Прежде всего следует отметить, что анализ богатств
подчиняется той же самой конфигурации, что и естественная история
и всеобщая грамматика. Действительно, теория стоимости позволяет
объяснить (либо нуждой и потребностью, либо неисчерпаемостью
природы), как некоторые объекты могут быть введены в систему
обменов, как благодаря примитивному процессу одна вещь может быть
отдана как равноценная за другую; как оценка первой вещи может
быть соотнесена с оценкой второй согласно отношению равенства (А
и В обладают одной и той же стоимостью) или аналогии (стоимость
А, которой обладает мой партнер, для моей потребности
представляет то же самое, что для него -- стоимость В, которой я
обладаю). Таким образом, стоимость соответствует атрибутивной
функции, которая во всеобщей грамматике обеспечивается глаголом
и, конституируя предложение, полагает тот первичный порог,
начиная с которого возникает язык.

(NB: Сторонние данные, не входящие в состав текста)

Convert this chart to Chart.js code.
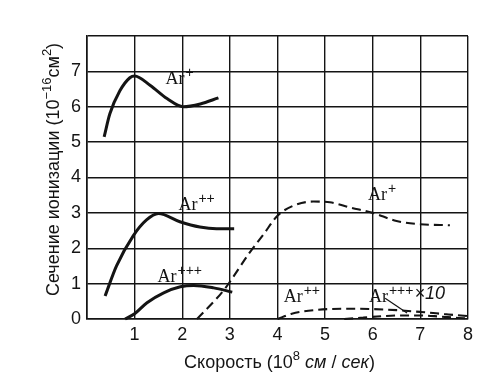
<!DOCTYPE html>
<html>
<head>
<meta charset="utf-8">
<script src="https://cdn.jsdelivr.net/npm/chart.js@4.4.1/dist/chart.umd.min.js"></script>
<style>
  html, body { margin: 0; padding: 0; background: #fff; }
  #wrap { width: 500px; height: 389px; }
</style>
</head>
<body>
<div id="wrap"><canvas id="chart"></canvas></div>
<script>
// velocity axis (10^8 cm/s) and cross-section axis (10^-16 cm^2)
const xTicks = [0, 1, 2, 3, 4, 5, 6, 7, 8];
const yTicks = [0, 1, 2, 3, 4, 5, 6, 7, 8];

// solid curves (low velocity)
const solid1X = [0.36, 0.48, 0.69, 0.9, 1.0, 1.33, 1.68, 2.02, 2.38, 2.76];
const solid1Y = [5.15, 5.8, 6.45, 6.82, 6.87, 6.6, 6.23, 6.0, 6.08, 6.25];
const solid2X = [0.38, 0.62, 0.97, 1.25, 1.5, 1.95, 2.37, 2.72, 3.09];
const solid2Y = [0.65, 1.5, 2.35, 2.8, 2.98, 2.75, 2.6, 2.55, 2.55];
const solid3X = [0.8, 1.0, 1.26, 1.61, 1.96, 2.24, 2.66, 3.05];
const solid3Y = [0, 0.15, 0.46, 0.74, 0.91, 0.95, 0.88, 0.76];

// dashed curves (high velocity)
const dashed1X = [2.31, 2.88, 3.4, 3.71, 4.0, 4.33, 4.75, 5.1, 5.53, 6.0, 6.5, 7.0, 7.62];
const dashed1Y = [0, 0.83, 1.85, 2.4, 2.92, 3.2, 3.32, 3.3, 3.15, 3.0, 2.77, 2.68, 2.65];
const dashed2X = [4.0, 4.3, 4.85, 5.5, 6.0, 6.5, 7.0, 7.5, 8.0];
const dashed2Y = [0, 0.15, 0.26, 0.29, 0.28, 0.25, 0.2, 0.14, 0.08];
const dashed3X = [5.4, 5.8, 6.2, 6.6, 7.0, 7.4, 7.8, 8.0];
const dashed3Y = [0, 0.04, 0.08, 0.1, 0.1, 0.07, 0.03, 0.02];

// curve labels
const ionNames = ['Ar', 'Ar', 'Ar', 'Ar', 'Ar', 'Ar'];
const ionCharges = ['+', '++', '+++', '+', '++', '+++'];
const ionFactors = ['', '', '', '', '', '×10'];
const labelX = [1.65, 1.92, 1.48, 5.9, 4.13, 5.92];
const labelY = [6.63, 3.08, 1.06, 3.37, 0.47, 0.47];

const INK = '#141414';
const SANS = '"Liberation Sans", Arial, sans-serif';

function pts(xs, ys) {
  return xs.map((x, i) => ({ x: x, y: ys[i] }));
}

function curve(xs, ys, dashed) {
  return {
    data: pts(xs, ys),
    borderColor: INK,
    borderWidth: dashed ? 2.1 : 3,
    borderDash: dashed ? [9, 5] : [],
    pointRadius: 0,
    cubicInterpolationMode: 'monotone',
    fill: false,
    clip: 6
  };
}

function drawRich(ctx, parts, x, y, rotate) {
  ctx.save();
  ctx.translate(x, y);
  if (rotate) ctx.rotate(-Math.PI / 2);
  const fontOf = p => (p.it ? 'italic ' : '') + (p.sup ? '13px ' : '18px ') + SANS;
  let total = 0;
  parts.forEach(p => { ctx.font = fontOf(p); total += ctx.measureText(p.t).width; });
  let cx = -total / 2;
  ctx.textAlign = 'left';
  ctx.textBaseline = 'alphabetic';
  parts.forEach(p => {
    ctx.font = fontOf(p);
    ctx.fillText(p.t, cx, p.sup ? -8 : 0);
    cx += ctx.measureText(p.t).width;
  });
  ctx.restore();
}

const labelPlugin = {
  id: 'labelPlugin',
  afterDraw(chart) {
    const { ctx, chartArea, scales: { x, y } } = chart;
    ctx.save();
    ctx.fillStyle = INK;
    ctx.strokeStyle = INK;
    ctx.textBaseline = 'alphabetic';
    ctx.textAlign = 'left';

    ionNames.forEach((name, i) => {
      let px = x.getPixelForValue(labelX[i]);
      const py = y.getPixelForValue(labelY[i]);
      ctx.font = '18px "Liberation Serif", serif';
      ctx.fillText(name, px, py);
      px += ctx.measureText(name).width + 1;
      ctx.font = '14px "Liberation Sans", sans-serif';
      ctx.fillText(ionCharges[i], px, py - 7);
      px += ctx.measureText(ionCharges[i]).width + 1;
      if (ionFactors[i]) {
        ctx.font = 'italic 18px ' + SANS;
        ctx.fillText(ionFactors[i], px, py - 3);
      }
    });

    // leader line from the Ar+++ x10 label to its curve
    ctx.lineWidth = 1.2;
    ctx.beginPath();
    ctx.moveTo(x.getPixelForValue(6.26), y.getPixelForValue(0.59));
    ctx.lineTo(x.getPixelForValue(6.72), y.getPixelForValue(0.17));
    ctx.stroke();

    // axis titles
    const midX = (chartArea.left + chartArea.right) / 2;
    const midY = (chartArea.top + chartArea.bottom) / 2;
    drawRich(ctx, [
      { t: 'Скорость (10' }, { t: '8', sup: true }, { t: ' ' },
      { t: 'см', it: true }, { t: ' / ' }, { t: 'сек', it: true }, { t: ')' }
    ], midX + 2, 368, false);
    drawRich(ctx, [
      { t: 'Сечение ионизации (10' }, { t: '−16', sup: true },
      { t: 'см' }, { t: '2', sup: true }, { t: ')' }
    ], 59, midY - 8, true);
    ctx.restore();
  }
};

new Chart(document.getElementById('chart'), {
  type: 'line',
  data: {
    datasets: [
      curve(solid1X, solid1Y, false),
      curve(solid2X, solid2Y, false),
      curve(solid3X, solid3Y, false),
      curve(dashed1X, dashed1Y, true),
      curve(dashed2X, dashed2Y, true),
      curve(dashed3X, dashed3Y, true)
    ]
  },
  options: {
    responsive: true,
    maintainAspectRatio: false,
    animation: false,
    layout: {
      padding: { top: 36, right: 32, left: 0, bottom: 0 }
    },
    plugins: {
      legend: { display: false },
      tooltip: { enabled: false }
    },
    scales: {
      x: {
        type: 'linear',
        min: xTicks[0],
        max: xTicks[xTicks.length - 1],
        afterBuildTicks: s => { s.ticks = xTicks.map(v => ({ value: v })); },
        afterFit: s => { s.height = 70; },
        grid: { color: INK, lineWidth: 1.4, drawTicks: false },
        border: { color: INK, width: 1.6 },
        ticks: {
          color: INK,
          padding: 5,
          font: { family: SANS, size: 18 },
          callback: v => (v === 0 ? '' : v)
        }
      },
      y: {
        type: 'linear',
        min: yTicks[0],
        max: yTicks[yTicks.length - 1],
        afterBuildTicks: s => { s.ticks = yTicks.map(v => ({ value: v })); },
        afterFit: s => { s.width = 87; },
        grid: { color: INK, lineWidth: 1.4, drawTicks: false },
        border: { color: INK, width: 1.6 },
        ticks: {
          color: INK,
          padding: 6,
          font: { family: SANS, size: 18 },
          callback: v => (v === 8 ? '' : v)
        }
      }
    }
  },
  plugins: [labelPlugin]
});
</script>
</body>
</html>
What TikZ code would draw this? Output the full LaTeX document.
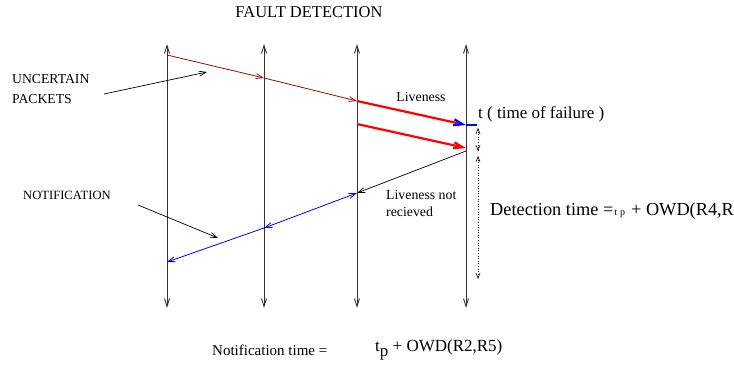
\documentclass[tikz,border=0pt]{standalone}
\usepackage{fontspec}
\setmainfont{Liberation Serif}
\usetikzlibrary{arrows.meta}
\newcommand{\pxsize}[2]{\fontsize{#1bp}{#2bp}\selectfont}
\definecolor{pktred}{rgb}{0.58,0.06,0.06}
\tikzset{
  barb/.style={-{Straight Barb[length=7bp,width=5bp]}},
  timeline/.style={draw=black!80, line width=.9bp,
    {Straight Barb[length=8bp,width=5bp]}-{Straight Barb[length=8bp,width=5bp]}},
  lbl/.style={inner sep=0pt, anchor=west},
  gap/.style={dotted, line width=.6bp,
    {Straight Barb[length=5bp,width=4bp]}-{Straight Barb[length=5bp,width=4bp]}}
}
\begin{document}
\begin{tikzpicture}[x=1bp, y=-1bp]
  \useasboundingbox (0,0) rectangle (734,369);
  % the four routers
  \foreach \n/\x in {a/167, b/264, c/357, d/466} {
    \coordinate (\n top) at (\x,44); \coordinate (\n bot) at (\x,308);
    \draw[timeline] (\n bot) -- (\n top);
  }
  % packets
  \coordinate (p1) at (167,55); \coordinate (p2) at (264,78);
  \coordinate (p3) at (357,101); \coordinate (p4) at (466,125);
  \coordinate (q1) at (357,124); \coordinate (q2) at (466,148);
  \coordinate (q3) at (477,125);
  \draw[barb, pktred, line width=.8bp] (p1) -- (p2);
  \draw[barb, pktred, line width=.8bp] (p2) -- (p3);
  \draw[red, line width=2.2bp, -{Straight Barb[length=9bp,width=6bp,blue]}] (p3) -- (p4);
  \draw[red, line width=2.2bp, -{Straight Barb[length=9bp,width=6bp]}] (q1) -- (q2);
  \draw[blue, line width=2bp] (p4) -- (q3);
  % notification
  \coordinate (n1) at (466,151); \coordinate (n2) at (357,193);
  \coordinate (n3) at (264,228); \coordinate (n4) at (167,262);
  \draw[barb, line width=.7bp] (n1) -- (n2);
  \draw[blue, line width=.8bp, {Straight Barb[length=7bp,width=5bp]}-{Straight Barb[length=7bp,width=5bp]}] (n2) -- (n3);
  \draw[barb, blue, line width=.8bp] (n3) -- (n4);
  % time gaps
  \coordinate (g1) at (478,128); \coordinate (g2) at (478,151);
  \coordinate (g3) at (478,156); \coordinate (g4) at (478,279);
  \draw[gap] (g1) -- (g2);
  \draw[gap] (g3) -- (g4);
  % labels
  \node[inner sep=0pt, font=\pxsize{16.5}{19}] (title) at (309,12) {FAULT DETECTION};
  \node[lbl, align=left, font=\pxsize{13.7}{20}] (unc) at (12,89) {UNCERTAIN\\PACKETS};
  \node[lbl, font=\pxsize{12.6}{15}] (notif) at (23,195) {NOTIFICATION};
  \node[inner sep=0pt, font=\pxsize{13.8}{16}] (live) at (421,97) {Liveness};
  \node[lbl, font=\pxsize{17}{20}] (fail) at (478,114) {t ( time of failure )};
  \node[lbl, align=left, font=\pxsize{13.8}{17}] (lost) at (386,203) {Liveness not\\recieved};
  \node[lbl, font=\pxsize{18.3}{21}] (detect) at (490,211)
    {Detection time =\hspace{1bp}{\pxsize{10}{10}t\hspace{3bp}p}\hspace{6bp}+ OWD(R4,R5)};
  \node[lbl, font=\pxsize{15}{18}] (ntime) at (212,350) {Notification time =};
  \node[lbl, font=\pxsize{17}{20}] (tp) at (375,350) {t\raisebox{-5bp}{p} + OWD(R2,R5)};
  % pointers
  \coordinate (u1) at (104,94); \coordinate (u2) at (207,72);
  \coordinate (v1) at (138,205); \coordinate (v2) at (218,238);
  \draw[barb, line width=.7bp] (u1) -- (u2);
  \draw[barb, line width=.7bp] (v1) -- (v2);
\end{tikzpicture}
\end{document}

Но когда оценивающая стоимость
становится стоимостью оценочной, то есть когда она определяется
и ограничивается пределами системы, составленной всеми возможными
обменами, тогда каждая стоимость полагается и расчленяется всеми
другими: начиная с этого момента стоимость обеспечивает функцию
сочленения, которую всеобщая грамматика признавала за всеми
неглагольными элементами предложения (то есть за именами
существительными и за каждым из слов, которое явно или скрыто
обладает именной функцией). В системе обменов, в игре,
позволяющей каждой части богатства означать другие или быть
означаемой ими, стоимость является одновременно и глаголом и
именем существительным, возможностью связывать и принципом
анализа, сочленением и расчленением. Стоимость в анализе богатств
занимает, таким образом, в точности то же самое положение,
которое в естественной истории занимает структура; как и
структура, она в одной и той же операции связывает функцию,
позволяющую приписывать знак другому знаку, одно представление
другому, и функцию, позволяющую сочленять элементы, составляющие
совокупность представлений или знаков; которые их расчленяют.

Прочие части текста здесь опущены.